* **What you have to do**
Exactly retype the lines from the top of the data through the line containing "color='#ED7D31', label=series_names[1], zorder=3)", leaving out every picture.

* **Data segment**
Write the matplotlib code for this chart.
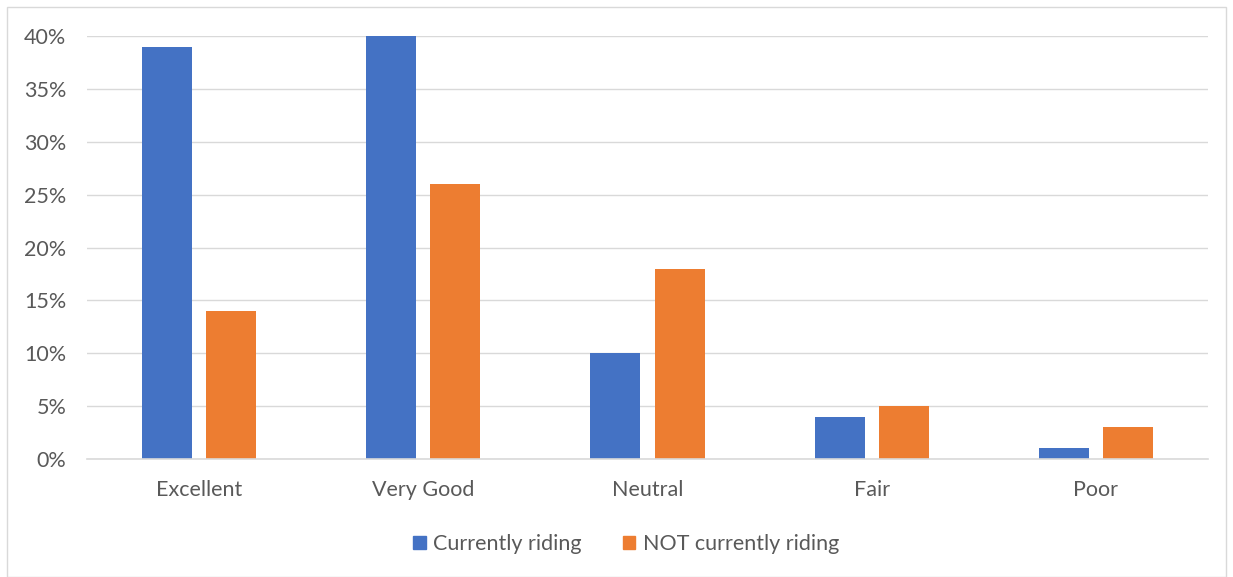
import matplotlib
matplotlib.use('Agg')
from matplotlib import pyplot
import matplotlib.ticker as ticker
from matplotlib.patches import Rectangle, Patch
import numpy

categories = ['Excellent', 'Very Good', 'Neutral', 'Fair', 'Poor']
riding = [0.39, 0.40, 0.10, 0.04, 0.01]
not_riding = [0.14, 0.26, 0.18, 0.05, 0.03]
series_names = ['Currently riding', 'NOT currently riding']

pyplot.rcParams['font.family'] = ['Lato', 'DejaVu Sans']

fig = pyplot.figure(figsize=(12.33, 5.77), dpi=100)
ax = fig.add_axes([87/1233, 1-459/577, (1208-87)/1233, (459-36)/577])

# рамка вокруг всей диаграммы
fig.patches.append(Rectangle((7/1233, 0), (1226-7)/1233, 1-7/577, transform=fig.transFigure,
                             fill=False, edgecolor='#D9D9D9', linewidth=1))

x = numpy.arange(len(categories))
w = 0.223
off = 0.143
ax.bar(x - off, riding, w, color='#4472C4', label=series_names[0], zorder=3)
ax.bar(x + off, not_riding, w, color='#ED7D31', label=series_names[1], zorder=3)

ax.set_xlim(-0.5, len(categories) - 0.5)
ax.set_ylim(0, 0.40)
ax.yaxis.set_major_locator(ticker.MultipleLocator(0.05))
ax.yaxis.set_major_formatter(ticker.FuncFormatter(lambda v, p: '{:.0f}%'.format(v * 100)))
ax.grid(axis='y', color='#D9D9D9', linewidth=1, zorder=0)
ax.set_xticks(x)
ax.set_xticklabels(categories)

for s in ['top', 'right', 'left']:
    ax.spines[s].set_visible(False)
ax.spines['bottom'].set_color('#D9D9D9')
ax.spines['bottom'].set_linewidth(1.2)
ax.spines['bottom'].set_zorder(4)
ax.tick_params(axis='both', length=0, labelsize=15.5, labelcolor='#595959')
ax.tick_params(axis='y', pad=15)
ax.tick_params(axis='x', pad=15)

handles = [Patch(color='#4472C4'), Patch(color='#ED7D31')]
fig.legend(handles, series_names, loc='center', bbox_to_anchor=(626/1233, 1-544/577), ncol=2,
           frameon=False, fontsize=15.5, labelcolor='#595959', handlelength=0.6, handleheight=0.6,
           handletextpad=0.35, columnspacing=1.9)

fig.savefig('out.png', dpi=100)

* **Final result**
Write the matplotlib code for this chart.
import matplotlib
matplotlib.use('Agg')
from matplotlib import pyplot
import matplotlib.ticker as ticker
from matplotlib.patches import Rectangle, Patch
import numpy

categories = ['Excellent', 'Very Good', 'Neutral', 'Fair', 'Poor']
riding = [0.39, 0.40, 0.10, 0.04, 0.01]
not_riding = [0.14, 0.26, 0.18, 0.05, 0.03]
series_names = ['Currently riding', 'NOT currently riding']

pyplot.rcParams['font.family'] = ['Lato', 'DejaVu Sans']

fig = pyplot.figure(figsize=(12.33, 5.77), dpi=100)
ax = fig.add_axes([87/1233, 1-459/577, (1208-87)/1233, (459-36)/577])

# рамка вокруг всей диаграммы
fig.patches.append(Rectangle((7/1233, 0), (1226-7)/1233, 1-7/577, transform=fig.transFigure,
                             fill=False, edgecolor='#D9D9D9', linewidth=1))

x = numpy.arange(len(categories))
w = 0.223
off = 0.143
ax.bar(x - off, riding, w, color='#4472C4', label=series_names[0], zorder=3)
ax.bar(x + off, not_riding, w, color='#ED7D31', label=series_names[1], zorder=3)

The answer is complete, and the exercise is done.